L’influence française vivait toujours dans l’Inde. On y gardait de la domination de Dupleix un souvenir où aucune rancune ne venait se mêler à l’admiration. Beaucoup de Français étaient entrés au service des rajahs dont ils commandaient maintenant les armées. On savait d’ailleurs qu’après les humiliations de 1763 la France s’était relevée, que sa flotte réorganisée par Choiseul avait acquis une réelle valeur et que, dans la lutte entamée par les colonies d’Amérique contre l’Angleterre, il était bien possible qu’on la vit bientôt prendre parti pour les révoltés. Dès que la guerre eut en effet éclaté entre la France et l’Angleterre, Haïder-Ali prit l’offensive. Un traité qu’il conclut avec le Nizam et les Mahrattes dressa contre la domination britannique aux abois les deux tiers de l’Inde. Les Anglais essuyèrent le 9 septembre 1779 à Conjeveram une défaite sans précédent. Un corps français, débris des anciens jours, y participa. Par malheur, l’inaction du cabinet de Versailles qui laissait l’escadre française de l’Océan Indien aux mains d’un amiral incapable et, d’autre part, l’énergie extraordinaire jointe à la complète absence de scrupule du célèbre gouverneur anglais Warren Hastings, rétablirent quelque peu la fortune de nos rivaux. Sir Eyre Coote remporta une victoire à Porto-Novo (1781). Ce ne fut qu’à la fin de cette année-là que le bailli de Suffren partit de Brest à destination de l’Inde. Après avoir rallié l’escadre française, Suffren livra le 17 février 1782 son premier combat devant Trincomali. Peu après, les Franco-hindous d’Haïder-Ali s’emparant de Goudalour lui fournirent un port de ravitaillement sur la côte de Coromandel. Les Anglais avaient reçu des renforts mais le gouvernement de Louis XVI se décida à son tour à l’envoi d’un corps de débarquement. Le 3 juillet, Suffren livra une nouvelle bataille devant Negapatam et deux mois plus tard s’empara de Trincomali. La situation des Anglais devenait très grave lorsque, le 7 décembre 1782, Haïder-Ali mourut. Son fils Tippo Sahib, fut aussitôt proclamé. Une nouvelle victoire de Suffren à Goudalour permit le débarquement des Français ; le choc décisif approchait et tout annonçait que les Anglais seraient irrémédiablement vaincus quand la nouvelle de la paix de Versailles obligea à suspendre les hostilités. Le protectorat de l’Inde nous échappait. C’est à cette date qu’il faut la considérer comme définitivement soustraite à l’action française.

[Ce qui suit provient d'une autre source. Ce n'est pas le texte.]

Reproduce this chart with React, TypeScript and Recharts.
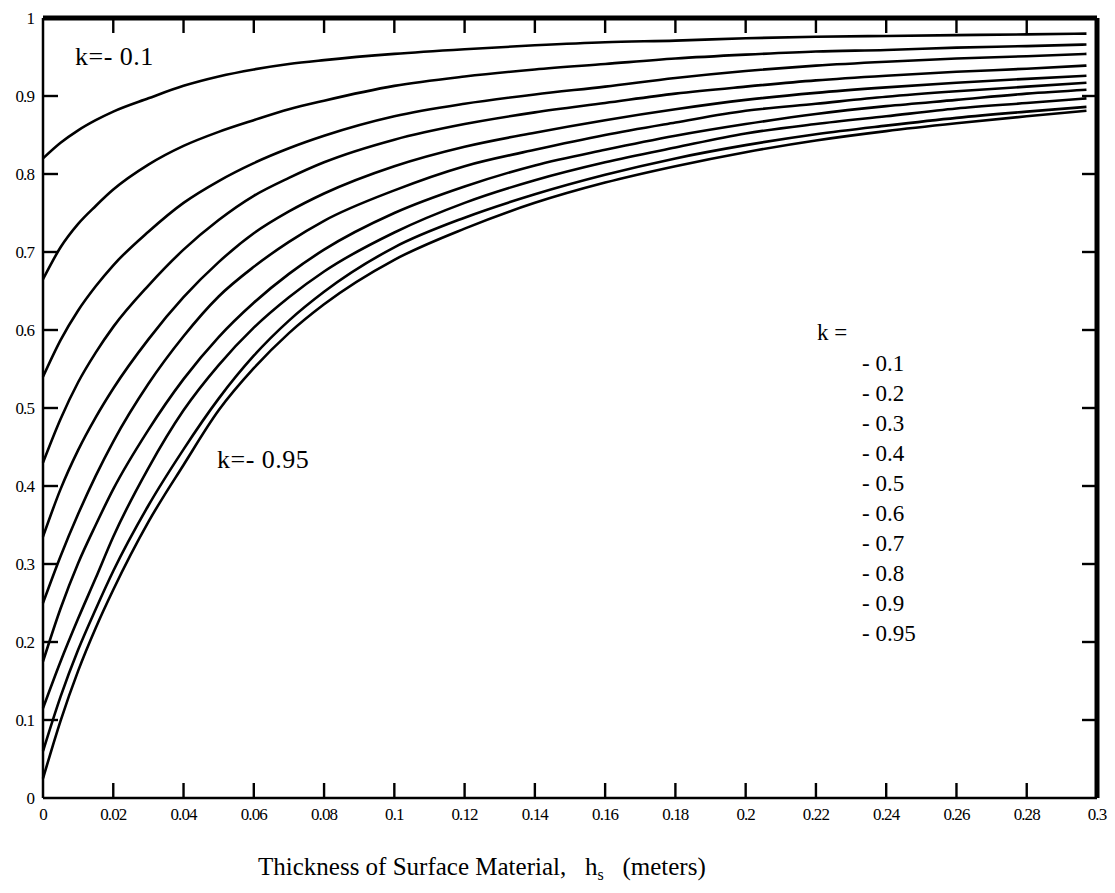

Et pourtant seize ans plus tard, Bonaparte ne formait-il pas le projet de s’entendre, une fois maître de l’Égypte, avec Tippo-Sahib ? Notons que c’était l’époque où trois aventuriers français s’étaient acquis auprès des princes indigènes des situations extraordinaires ; Boigne, généralissime des armées de Sindhia et véritable vice-roi du pays Mahratte ; Perron, vainqueur de l’empereur Shah-Allam et maître de ses États ; Raymond, enfin, tout puissant à Haïderabad, avaient, en somme, admirablement préparé le pays à l’action de Bonaparte ; ils avaient constitué de véritables « États français indépendants », selon l’expression de Wellesley. Les efforts convergents de ces hommes eussent pu déterminer un mouvement très puissant, capable d’abattre la domination britannique. Il n’en allait plus de même trente-cinq ans plus tard quand le capitaine Allard, ancien aide de camp du maréchal Brune, parvint à implanter son pouvoir à la cour du roi de Lahore comme généralissime et premier ministre. En 1836, Allard eut à sa disposition 40.000 hommes bien disciplinés. Mais Tippo-Saïb n’était plus là, non plus que Boigne, Perron et Raymond ; et l’Inde anglaise s’était fortifiée au point de ne plus craindre les rivalités européennes.

Quoiqu’il en soit, on voit que, longtemps après Dupleix, la France aurait pu réparer la faute qu’elle avait commise en brisant la fortune de ce grand homme. Avec une base d’opérations comme l’Île de-France si bien mise en valeur jadis par La Bourdonnais et avec, pour commander sa flotte, un homme comme Suffren, la tâche n’était nullement impossible. Et, après tout, il s’en fallut de peu.